Since 2020, Salem’s public school district has made strides in ensuring that 4-year-olds in the city have access to equal preschool options before they enter kindergarten.
Thanks to state grant programs, Salem has partnered with five privately-run child care centers, been able to subsidize some tuition for those centers, and implemented a shared pre-K curriculum with those centers to ensure that children are getting the same, quality education.
But, even with the partnerships, the city doesn’t have enough seats to meet the demand for preschool. The slots within the public school district are allocated by a lottery system, leaving some children on a waiting list and many families to pay full preschool tuition.
Establishing universal pre-K for children in Gateway cities has been a priority of Gov. Maura Healey’s since she announced the “Gateway to Pre-K” initiative in January 2024. At the center of the proposal was a lofty goal: By the end of 2026, every family of a 4-year-old in the state’s 26 Gateway Cities will have the opportunity – at low or no cost – to enroll their child in a preschool program that prepares them for kindergarten.
The legislature has so far allocated about $60 million for the Commonwealth Preschool Partnership Initiative (CPPI), the main state grant program through which universal pre-K expansion is funded. Healey’s fiscal 2027 budget asks for another $32 million for CPPI with a “pledge to achieve universal pre-kindergarten funding in all Gateway Cities this year.” But seven of the 26 cities have not applied for funds through the CPPI program. And, child care providers in cities that are participating say that while CPPI funding can be used for tuition relief, it does not cover every child fully. At the same time, other state programs – like Child Care Financial Assistance, which offers subsidies based on income level and family size – are struggling to serve all eligible families.
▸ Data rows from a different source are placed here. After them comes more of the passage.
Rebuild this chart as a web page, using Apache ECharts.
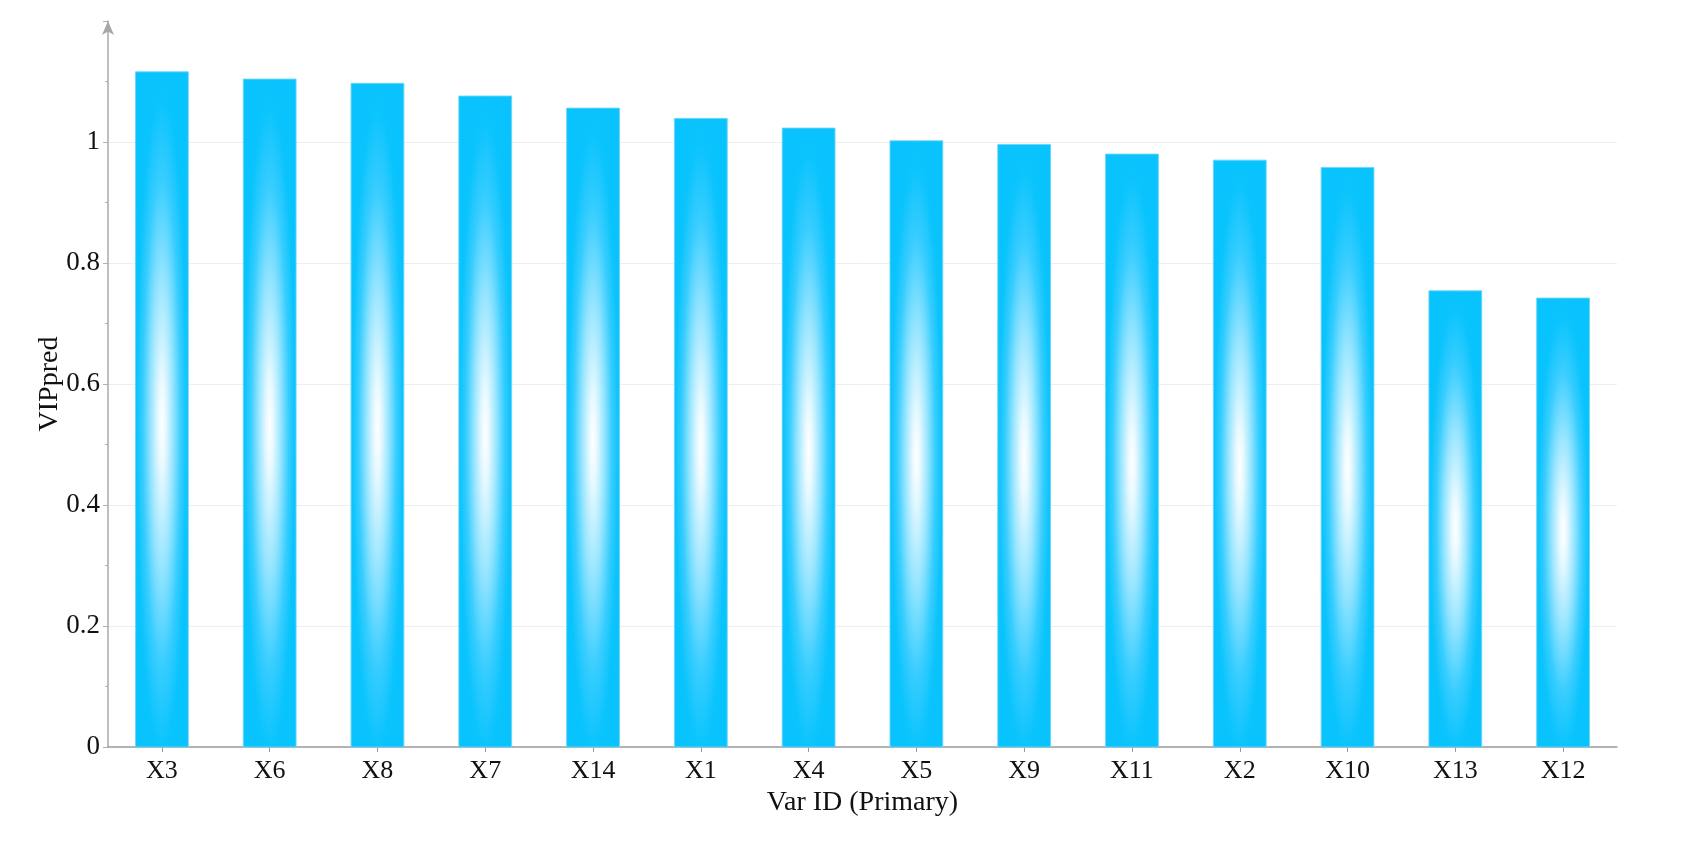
<!DOCTYPE html>
<html>
<head>
<meta charset="utf-8">
<script src="https://cdn.jsdelivr.net/npm/echarts@6/dist/echarts.min.js"></script>
<style>
html,body{margin:0;padding:0;background:#fff;}
#chart{width:1689px;height:856px;}
</style>
</head>
<body>
<div id="chart"></div>
<script>
var categories = ['X3','X6','X8','X7','X14','X1','X4','X5','X9','X11','X2','X10','X13','X12'];
var vipValues = [1.116,1.104,1.097,1.076,1.056,1.039,1.023,1.002,0.996,0.980,0.970,0.958,0.754,0.742];
var yTicks = [0, 0.2, 0.4, 0.6, 0.8, 1, 1.2];

var FONT = "'Liberation Serif', 'DejaVu Serif', serif";
var chart = echarts.init(document.getElementById('chart'), null, {renderer: 'canvas'});

var barGrad = new echarts.graphic.RadialGradient(0.5, 0.52, 0.53, [
  {offset: 0, color: '#ffffff'},
  {offset: 0.13, color: '#e8f9ff'},
  {offset: 0.4, color: '#98e5ff'},
  {offset: 0.68, color: '#38cdff'},
  {offset: 0.9, color: '#0cc4fd'},
  {offset: 1, color: '#08c3fd'}
]);

function renderBar(params, api) {
  var idx = api.value(0);
  var val = api.value(1);
  var top = api.coord([idx, val]);
  var base = api.coord([idx, 0]);
  var bw = api.size([1, 0])[0] * 0.49;
  var h = base[1] - top[1];
  var lh = bw;
  return {
    type: 'group',
    children: [
      {
        type: 'rect',
        shape: {x: -bw / 2, y: -lh, width: bw, height: lh},
        x: top[0], y: base[1],
        scaleY: h / lh,
        style: {fill: barGrad}
      },
      {
        type: 'rect',
        shape: {x: top[0] - bw / 2, y: top[1], width: bw, height: h},
        style: {fill: null, stroke: 'rgba(110,212,245,0.9)', lineWidth: 1}
      }
    ]
  };
}

var option = {
  backgroundColor: '#ffffff',
  animation: false,
  grid: {left: 108, right: 72, top: 21, bottom: 109, containLabel: false},
  xAxis: {
    type: 'category',
    data: categories,
    name: 'Var ID (Primary)',
    nameLocation: 'middle',
    nameGap: 42,
    nameMoveOverlap: false,
    nameTextStyle: {fontFamily: FONT, fontSize: 28, color: '#111'},
    axisLine: {lineStyle: {color: '#9a9a9a', width: 1.5}},
    axisTick: {show: true, alignWithLabel: true, length: 5, lineStyle: {color: '#9a9a9a'}},
    axisLabel: {fontFamily: FONT, fontSize: 26, color: '#111', margin: 11},
    splitLine: {show: false}
  },
  yAxis: {
    type: 'value',
    min: yTicks[0],
    max: yTicks[yTicks.length - 1],
    interval: 0.2,
    name: 'VIPpred',
    nameLocation: 'middle',
    nameRotate: 90,
    nameGap: 44,
    nameMoveOverlap: false,
    nameTextStyle: {fontFamily: FONT, fontSize: 28, color: '#111'},
    axisLine: {show: true, lineStyle: {color: '#a8a8a8', width: 1.5}, symbol: ['none', 'arrow'], symbolSize: [9, 14]},
    axisTick: {show: true, length: 5, lineStyle: {color: '#b0b0b0'}},
    minorTick: {show: true, splitNumber: 2, length: 3, lineStyle: {color: '#b0b0b0'}},
    axisLabel: {fontFamily: FONT, fontSize: 27, color: '#111', margin: 8, showMaxLabel: false},
    splitLine: {show: true, showMinLine: false, showMaxLine: false, lineStyle: {color: '#eeeeee', width: 1}}
  },
  series: [{
    type: 'custom',
    renderItem: renderBar,
    encode: {x: 0, y: 1},
    data: vipValues.map(function (v, i) { return [i, v]; }),
    z: 3
  }]
};
chart.setOption(option);
</script>
</body>
</html>
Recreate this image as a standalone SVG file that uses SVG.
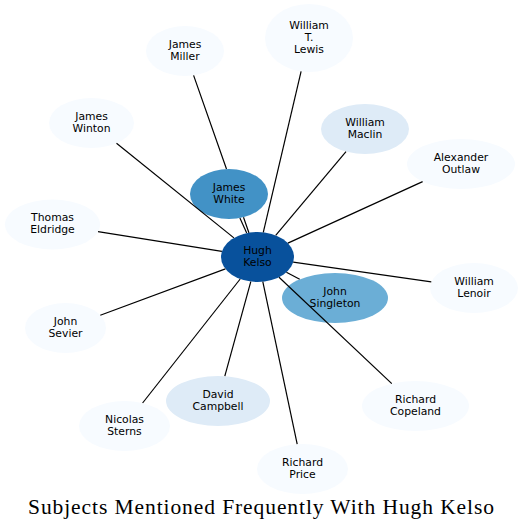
<svg xmlns="http://www.w3.org/2000/svg" width="523" height="530" viewBox="0 0 523 530">
<style>
.n text{font-family:"DejaVu Sans",Verdana,sans-serif;font-size:10.8px;fill:#000;text-anchor:middle}
.c0{fill:#f7fbff}.c1{fill:#deebf7}.c2{fill:#6baed6}.c3{fill:#4292c6}.c4{fill:#08519c}
#edges path{stroke:#000;stroke-width:1.2;fill:none}
.title{font-family:"Liberation Serif","Times New Roman",serif;font-size:21.5px;fill:#000;text-anchor:middle}
</style>
<rect width="523" height="530" fill="#fff"/>
<g id="nodes">
<g id="n-hugh-kelso" class="n"><ellipse class="c4" cx="257.5" cy="257" rx="36.5" ry="25"/><text x="257.5" y="254">Hugh</text><text x="257.5" y="266">Kelso</text></g>
<g id="n-james-white" class="n"><ellipse class="c3" cx="229" cy="194" rx="39" ry="25"/><text x="229" y="190.5">James</text><text x="229" y="202.5">White</text></g>
<g id="n-john-singleton" class="n"><ellipse class="c2" cx="335" cy="298" rx="53" ry="25"/><text x="335" y="294.5">John</text><text x="335" y="306.5">Singleton</text></g>
<g id="n-james-miller" class="n"><ellipse class="c0" cx="185" cy="51" rx="39" ry="25"/><text x="185" y="47.5">James</text><text x="185" y="59.5">Miller</text></g>
<g id="n-william-t-lewis" class="n"><ellipse class="c0" cx="309" cy="38" rx="44" ry="34"/><text x="309" y="28.5">William</text><text x="309" y="40.5">T.</text><text x="309" y="52.5">Lewis</text></g>
<g id="n-james-winton" class="n"><ellipse class="c0" cx="91.5" cy="123" rx="42.5" ry="25"/><text x="91.5" y="119.5">James</text><text x="91.5" y="131.5">Winton</text></g>
<g id="n-william-maclin" class="n"><ellipse class="c1" cx="365" cy="129" rx="44" ry="25"/><text x="365" y="125.5">William</text><text x="365" y="137.5">Maclin</text></g>
<g id="n-alexander-outlaw" class="n"><ellipse class="c0" cx="461" cy="164" rx="54" ry="25"/><text x="461" y="160.5">Alexander</text><text x="461" y="172.5">Outlaw</text></g>
<g id="n-thomas-eldridge" class="n"><ellipse class="c0" cx="52.5" cy="224.5" rx="47.5" ry="25"/><text x="52.5" y="221">Thomas</text><text x="52.5" y="233">Eldridge</text></g>
<g id="n-william-lenoir" class="n"><ellipse class="c0" cx="474" cy="288" rx="44" ry="25"/><text x="474" y="284.5">William</text><text x="474" y="296.5">Lenoir</text></g>
<g id="n-john-sevier" class="n"><ellipse class="c0" cx="65.5" cy="328" rx="40.5" ry="25"/><text x="65.5" y="324.5">John</text><text x="65.5" y="336.5">Sevier</text></g>
<g id="n-nicolas-sterns" class="n"><ellipse class="c0" cx="124.5" cy="426" rx="45.5" ry="25"/><text x="124.5" y="422.5">Nicolas</text><text x="124.5" y="434.5">Sterns</text></g>
<g id="n-david-campbell" class="n"><ellipse class="c1" cx="218" cy="401" rx="52" ry="25"/><text x="218" y="397.5">David</text><text x="218" y="409.5">Campbell</text></g>
<g id="n-richard-price" class="n"><ellipse class="c0" cx="302.5" cy="469" rx="45.5" ry="25"/><text x="302.5" y="465.5">Richard</text><text x="302.5" y="477.5">Price</text></g>
<g id="n-richard-copeland" class="n"><ellipse class="c0" cx="415.5" cy="406" rx="53.5" ry="25"/><text x="415.5" y="402.5">Richard</text><text x="415.5" y="414.5">Copeland</text></g>
</g>
<g id="edges">
<path d="M193.6,75.4L226.5,169M243.5,217.2L248.9,232.7"/>
<path d="M246.7,233.1L239.9,218"/>
<path d="M263.3,232.3L301.1,71.4"/>
<path d="M233.9,237.9L116.5,143.2"/>
<path d="M275.7,235.3L346,151.6"/>
<path d="M287.9,243.1L422.6,181.6"/>
<path d="M221.9,251.4L98,231.7"/>
<path d="M293.2,262.1L431.3,281.9"/>
<path d="M286.4,272.3L299.7,279.3"/>
<path d="M279,277.2L391.8,383.6"/>
<path d="M262.8,281.7L297.2,444.2"/>
<path d="M250.8,281.6L224.8,376.2"/>
<path d="M240.2,279L142.6,403"/>
<path d="M225.4,268.9L100.3,315.2"/>
</g>
<text class="title" x="261" y="513.5" textLength="466" lengthAdjust="spacing">Subjects Mentioned Frequently With Hugh Kelso</text>
</svg>
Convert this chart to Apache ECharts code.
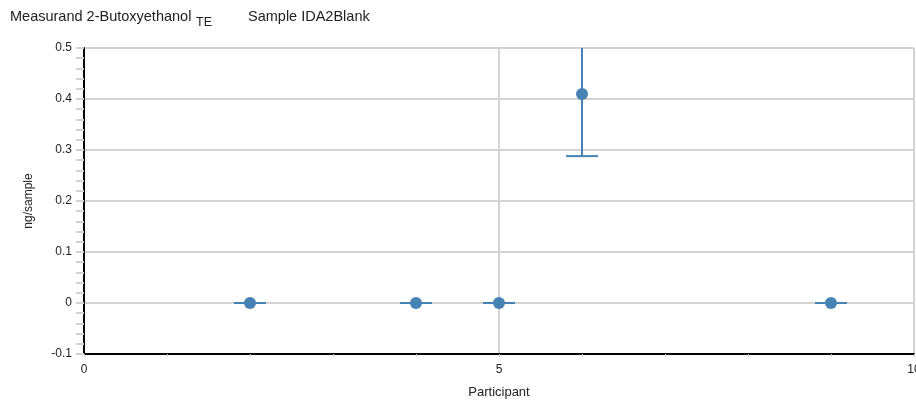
<!DOCTYPE html>
<html><head><meta charset="utf-8">
<script src="https://cdn.jsdelivr.net/npm/echarts@6/dist/echarts.min.js"></script>
<style>html,body{margin:0;padding:0;background:#fff}#c{width:916px;height:405px}</style>
</head><body><div id="c"></div>
<script>
var participants = [2, 4, 5, 6, 9];
var values = [0, 0, 0, 0.41, 0];
var lower = [0, 0, 0, 0.288, 0];
var upper = [0, 0, 0, 0.532, 0];
var xTicks = [0, 5, 10];
var yTicks = [-0.1, 0, 0.1, 0.2, 0.3, 0.4, 0.5];

var color = '#4682B4';
var chart = echarts.init(document.getElementById('c'), null, {renderer: 'canvas'});
var pts = participants.map(function (p, i) { return [p, values[i]]; });
var errs = participants.map(function (p, i) { return [p, lower[i], upper[i]]; });
var font = 'Liberation Sans, Arial, sans-serif';
var tf = '14.5px ' + font;

chart.setOption({
  animation: false,
  grid: {left: 84, right: 2, top: 48, bottom: 51, containLabel: false, outerBoundsMode: 'none'},
  graphic: [
    {type: 'text', left: 10, top: 9, style: {text: 'Measurand 2-Butoxyethanol', font: tf, fill: '#222'}},
    {type: 'text', left: 196, top: 16, style: {text: 'TE', font: '12.5px ' + font, fill: '#222'}},
    {type: 'text', left: 248, top: 9, style: {text: 'Sample IDA2Blank', font: tf, fill: '#222'}}
  ],
  xAxis: {
    type: 'value', min: xTicks[0], max: xTicks[xTicks.length - 1], interval: 5,
    name: 'Participant', nameLocation: 'middle', nameGap: 32,
    nameTextStyle: {fontFamily: font, fontSize: 13, color: '#222'},
    axisLine: {show: true, onZero: false, lineStyle: {color: '#000', width: 2}},
    axisTick: {show: true, length: 3, lineStyle: {color: '#ccc'}},
    minorTick: {show: true, splitNumber: 5, length: 3, lineStyle: {color: '#ccc'}},
    axisLabel: {fontFamily: font, fontSize: 12, color: '#222', margin: 10},
    splitLine: {show: true, lineStyle: {color: '#d3d3d3', width: 2}}
  },
  yAxis: {
    type: 'value', min: yTicks[0], max: yTicks[yTicks.length - 1], interval: 0.1,
    name: 'ng/sample', nameLocation: 'middle', nameGap: 49, nameRotate: 90,
    nameTextStyle: {fontFamily: font, fontSize: 12, color: '#222'},
    axisLine: {show: true, onZero: false, lineStyle: {color: '#000', width: 2}},
    axisTick: {show: true, length: 8, lineStyle: {color: '#d3d3d3', width: 2}},
    minorTick: {show: true, splitNumber: 5, length: 8, lineStyle: {color: '#d3d3d3', width: 2}},
    axisLabel: {fontFamily: font, fontSize: 12, color: '#222', margin: 12,
      formatter: function (v) { return String(Math.round(v * 10) / 10); }},
    splitLine: {show: true, lineStyle: {color: '#d3d3d3', width: 2}}
  },
  series: [
    {
      type: 'custom', clip: true, z: 2,
      data: errs,
      renderItem: function (params, api) {
        var x = api.value(0), lo = api.value(1), hi = api.value(2);
        var pLo = api.coord([x, lo]), pHi = api.coord([x, hi]);
        var w = 16;
        var st = {stroke: color, lineWidth: 2};
        return {type: 'group', children: [
          {type: 'line', shape: {x1: pLo[0], y1: pLo[1], x2: pHi[0], y2: pHi[1]}, style: st},
          {type: 'line', shape: {x1: pLo[0] - w, y1: pLo[1], x2: pLo[0] + w, y2: pLo[1]}, style: st},
          {type: 'line', shape: {x1: pHi[0] - w, y1: pHi[1], x2: pHi[0] + w, y2: pHi[1]}, style: st}
        ]};
      }
    },
    {
      type: 'scatter', z: 3, data: pts, symbol: 'circle', symbolSize: 12,
      itemStyle: {color: color, opacity: 1}
    }
  ]
});
</script></body></html>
“There are many families that are paying … tuition because the CPPI grant money doesn’t have that full reach,” assistant superintendent of Salem Public Schools Kate Carbone said. “We target the resources from the grant to the families with the highest need, but the funds don’t take care of everybody.”
Early education advocates like Amy O’Leary, executive director of the nonprofit Strategies for Children, agree.
“Do we have enough money right now in the system to fully fund spaces for every 4-year-old in every Gateway City? We’re not there yet,” O’Leary said. “But the approach that we’re taking I think is our best shot at figuring that out.”